The Rook (5.10+?) - route line

The rest of the ridge was great fun and yielded a few more summits, but the climbing was 4th class. We didn't use the rope again. The impressive tower that we had seen for much of the day, and which we named The King, proved to be easy and really more of a bump on the ridge than a tower, though it's northern escarpment is very steep and impressive.

The King and the Rook - upper traverse route line

We followed the ridge up over on last bump before travering over to the summit of Apache, where we signed the summit register. We decided to descend the Queen's Way couloir, figuring that the snow would be soft and it would provide an easy descent. This was not the case and we should have given up immediately, but stubborn and/or lazy, we continued down along some rocks and then out into the steep couloir. In our approach shoes we could barely kick a foothold in the hard surface. Without an ice axe, a fall could be fatal, as rocks lined the couloir. The runout seemed good, if we could just get past the constriction down below, but the runout also was littered with rocks. This couloir is near 40 degrees and speed would be gained instantly.

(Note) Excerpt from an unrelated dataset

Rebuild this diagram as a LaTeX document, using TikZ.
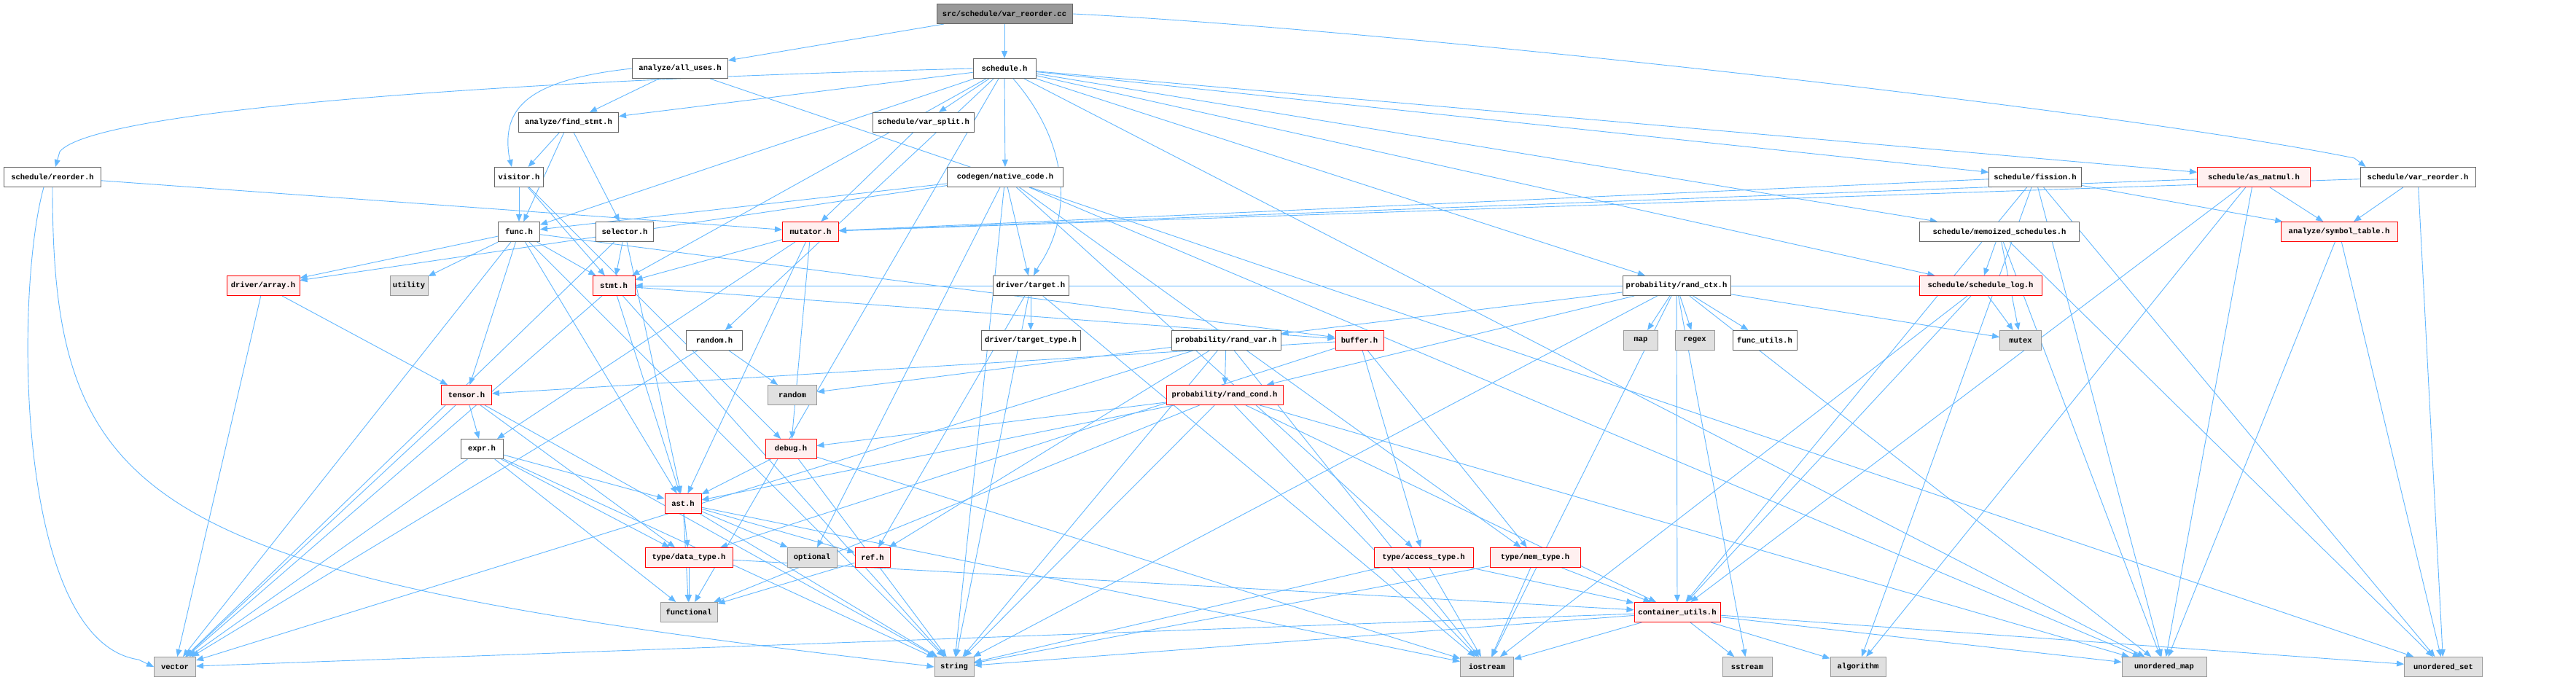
\documentclass[tikz,border=0pt]{standalone}
\usepackage{fontspec}
\newfontfamily\dfont{Liberation Mono}
\usetikzlibrary{arrows.meta,backgrounds}
\definecolor{edgec}{HTML}{63B8FF}
\definecolor{redb}{HTML}{FF0000}
\definecolor{redf}{HTML}{FFF0F0}
\definecolor{grayf}{HTML}{E0E0E0}
\definecolor{grayb}{HTML}{999999}
\definecolor{darkb}{HTML}{666666}
\tikzset{
  box/.style={draw, minimum height=27pt, inner sep=1pt, line width=1pt,
    font=\dfont\bfseries\fontsize{10.5}{12}\selectfont},
  wn/.style={box, draw=darkb, fill=white},
  rn/.style={box, draw=redb, fill=redf},
  gn/.style={box, draw=grayb, fill=grayf},
  rootn/.style={box, draw=darkb, fill=grayb},
  edge/.style={draw=edgec, line width=0.9pt, -{Triangle[length=10pt,width=8pt]}}
}
\begin{document}
\begin{tikzpicture}[x=1pt,y=-1pt]
\useasboundingbox (0,0) rectangle (3534,933);
% row 1
\node[rootn, minimum width=186pt] (root) at (1378,19) {src/schedule/var\_reorder.cc};
% row 2
\node[wn, minimum width=131pt] (allu) at (933,94) {analyze/all\_uses.h};
\node[wn, minimum width=86pt] (sched) at (1378,94) {schedule.h};
% row 3
\node[wn, minimum width=137pt] (findstmt) at (780,168) {analyze/find\_stmt.h};
\node[wn, minimum width=139pt] (varsplit) at (1267,168) {schedule/var\_split.h};
% row 4
\node[wn, minimum width=133pt] (reorder) at (72,243) {schedule/reorder.h};
\node[wn, minimum width=67pt] (visitor) at (712,243) {visitor.h};
\node[wn, minimum width=159pt] (native) at (1379,243) {codegen/native\_code.h};
\node[wn, minimum width=127pt] (fission) at (2792,243) {schedule/fission.h};
\node[rn, minimum width=155pt] (asmatmul) at (3092,243) {schedule/as\_matmul.h};
\node[wn, minimum width=158pt] (varreord) at (3317,243) {schedule/var\_reorder.h};
% row 5
\node[wn, minimum width=57pt] (func) at (712,318) {func.h};
\node[wn, minimum width=79pt] (selector) at (857,318) {selector.h};
\node[rn, minimum width=77pt] (mutator) at (1112,318) {mutator.h};
\node[wn, minimum width=219pt] (memo) at (2743,318) {schedule/memoized\_schedules.h};
\node[rn, minimum width=160pt] (symtab) at (3209,318) {analyze/symbol\_table.h};
% row 6
\node[rn, minimum width=100pt] (array) at (361,392) {driver/array.h};
\node[gn, minimum width=52pt] (utility) at (561,392) {utility};
\node[rn, minimum width=58pt] (stmt) at (842,392) {stmt.h};
\node[wn, minimum width=104pt] (target) at (1414,392) {driver/target.h};
\node[wn, minimum width=148pt] (randctx) at (2300,392) {probability/rand\_ctx.h};
\node[rn, minimum width=168pt] (schedlog) at (2717,392) {schedule/schedule\_log.h};
% row 7
\node[wn, minimum width=77pt] (randomh) at (980,467) {random.h};
\node[wn, minimum width=136pt] (targettype) at (1414,467) {driver/target\_type.h};
\node[wn, minimum width=150pt] (randvar) at (1682,467) {probability/rand\_var.h};
\node[rn, minimum width=66pt] (buffer) at (1865,467) {buffer.h};
\node[gn, minimum width=47pt] (map) at (2251,467) {map};
\node[gn, minimum width=54pt] (regex) at (2325,467) {regex};
\node[wn, minimum width=88pt] (funcutils) at (2421,467) {func\_utils.h};
\node[gn, minimum width=57pt] (mutex) at (2772,467) {mutex};
% row 8
\node[rn, minimum width=69pt] (tensor) at (640,542) {tensor.h};
\node[gn, minimum width=67pt] (random) at (1087,542) {random};
\node[rn, minimum width=160pt] (randcond) at (1680,542) {probability/rand\_cond.h};
% row 9
\node[wn, minimum width=58pt] (expr) at (661,616) {expr.h};
\node[rn, minimum width=70pt] (debug) at (1085,616) {debug.h};
% row 10
\node[rn, minimum width=50pt] (ast) at (937,691) {ast.h};
% row 11
\node[rn, minimum width=120pt] (datatype) at (945,765) {type/data\_type.h};
\node[gn, minimum width=68pt] (optional) at (1114,765) {optional};
\node[rn, minimum width=48pt] (ref) at (1197,765) {ref.h};
\node[rn, minimum width=136pt] (accesstype) at (1953,765) {type/access\_type.h};
\node[rn, minimum width=124pt] (memtype) at (2106,765) {type/mem\_type.h};
% row 12
\node[gn, minimum width=78pt] (functional) at (945,840) {functional};
\node[rn, minimum width=118pt] (container) at (2301,840) {container\_utils.h};
% row 13
\node[gn, minimum width=57pt] (vector) at (240,915) {vector};
\node[gn, minimum width=54pt] (string) at (1309,915) {string};
\node[gn, minimum width=73pt] (iostream) at (2040,915) {iostream};
\node[gn, minimum width=68pt] (sstream) at (2397,915) {sstream};
\node[gn, minimum width=76pt] (algorithm) at (2549,915) {algorithm};
\node[gn, minimum width=116pt] (umap) at (2969,915) {unordered\_map};
\node[gn, minimum width=107pt] (uset) at (3352,915) {unordered\_set};

\begin{scope}[on background layer]
\fill[white] (0,0) rectangle (3534,933);
% straight connectors
\foreach \a/\b in {
  root/allu, root/sched,
  allu/findstmt, allu/uset,
  sched/findstmt, sched/varsplit, sched/native,
  sched/func, sched/stmt, sched/randomh, sched/randctx, sched/fission,
  sched/memo, sched/schedlog, sched/asmatmul, sched/umap, sched/functional,
  findstmt/visitor, findstmt/func, findstmt/selector,
  varsplit/mutator,
  reorder/mutator,
  visitor/func, visitor/stmt, visitor/debug,
  native/func, native/array, native/target, native/string, native/optional,
  native/accesstype, native/memtype, native/umap,
  fission/mutator, fission/symtab, fission/container, fission/uset,
  fission/umap, fission/algorithm,
  asmatmul/mutator, asmatmul/symtab, asmatmul/container, asmatmul/algorithm,
  asmatmul/umap,
  varreord/mutator, varreord/symtab, varreord/uset,
  memo/schedlog, memo/mutex, memo/umap, memo/uset,
  schedlog/mutex, schedlog/stmt, schedlog/container, schedlog/iostream,
  func/array, func/utility, func/stmt, func/tensor, func/vector, func/string,
  func/buffer, func/ast,
  selector/stmt, selector/ast, selector/vector,
  mutator/stmt, mutator/debug, mutator/ast, mutator/expr,
  stmt/buffer, stmt/ast, stmt/vector, stmt/string,
  array/tensor, array/vector,
  target/targettype, target/ref, target/string, target/iostream,
  randctx/randvar, randctx/randcond, randctx/map, randctx/regex,
  randctx/funcutils, randctx/mutex, randctx/container, randctx/iostream,
  randctx/umap, randctx/string, randctx/sstream,
  randvar/randcond, randvar/random, randvar/ref, randvar/iostream,
  randvar/string, randvar/vector,
  randcond/debug, randcond/ast, randcond/string, randcond/iostream,
  randcond/functional, randcond/umap, randcond/container,
  buffer/tensor, buffer/accesstype, buffer/memtype, buffer/datatype,
  randomh/random, randomh/vector,
  tensor/expr, tensor/datatype, tensor/vector, tensor/string,
  expr/ast, expr/datatype, expr/vector, expr/string, expr/functional,
  debug/ast, debug/string, debug/iostream,
  ast/datatype, ast/optional, ast/ref, ast/functional, ast/string, ast/iostream,
  datatype/functional, datatype/container,
  ref/functional,
  accesstype/container, accesstype/iostream, accesstype/string,
  memtype/container, memtype/iostream, memtype/string,
  container/iostream, container/sstream, container/algorithm, container/umap,
  container/uset, container/vector, container/string,
  symtab/umap, symtab/uset}
  \draw[edge] (\a) -- (\b);
% curved connectors, routed like the reference splines
\draw[edge] (root.east) .. controls (1900,40) and (2900,150) .. (3230,217)
  -- ([xshift=8pt]varreord.north west);
\draw[edge] (sched.west) .. controls (700,110) and (130,150) .. (82,208)
  -- ([xshift=4pt]reorder.north);
\draw[edge] ([xshift=12pt]sched.south) .. controls (1470,200) and (1470,300) .. (1425,365)
  -- ([xshift=4pt]target.north);
\draw[edge] (allu.west) .. controls (720,110) and (690,150) .. (698,212)
  -- ([xshift=-10pt]visitor.north);
\draw[edge] ([xshift=-12pt]reorder.south) .. controls (20,400) and (20,880) .. (190,905)
  -- (vector.west);
\draw[edge] (reorder.south) .. controls (72,700) and (200,790) .. (1260,912)
  -- (string.west);
\end{scope}
\end{tikzpicture}
\end{document}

We each selected a rock and Mark ventured out into the couloir first, as I was too intimidated to go first. Seeing that Mark was making some progress, though slow and careful, I joined him. I used my big rock as an ice axe and reverse front-pointed down the couloir. I was either more confident or my rock was more secure for I quickly passed Mark by and led the way down the gully. Mark followed, using my footholds. Descending this gully was long, tedious, and dangerous. At one point, I dropped my rock! Thankfully, I was able to gain the other side of the gully and select another rock before continuing down. Eventually I got to the point where I could turn around and walk down forwards, plunging in my heels, though on just a bit. Finally, I sat down and started to glissade, but I was mostly down the steep section. Mark started his glissade from much further up and got going way too fast. He rolled over onto his belly and dug in his hands for all he was worth. He'd end up with completely numb fingers for the rest of the hike out, but he succeeded in slowing himself down and surviving.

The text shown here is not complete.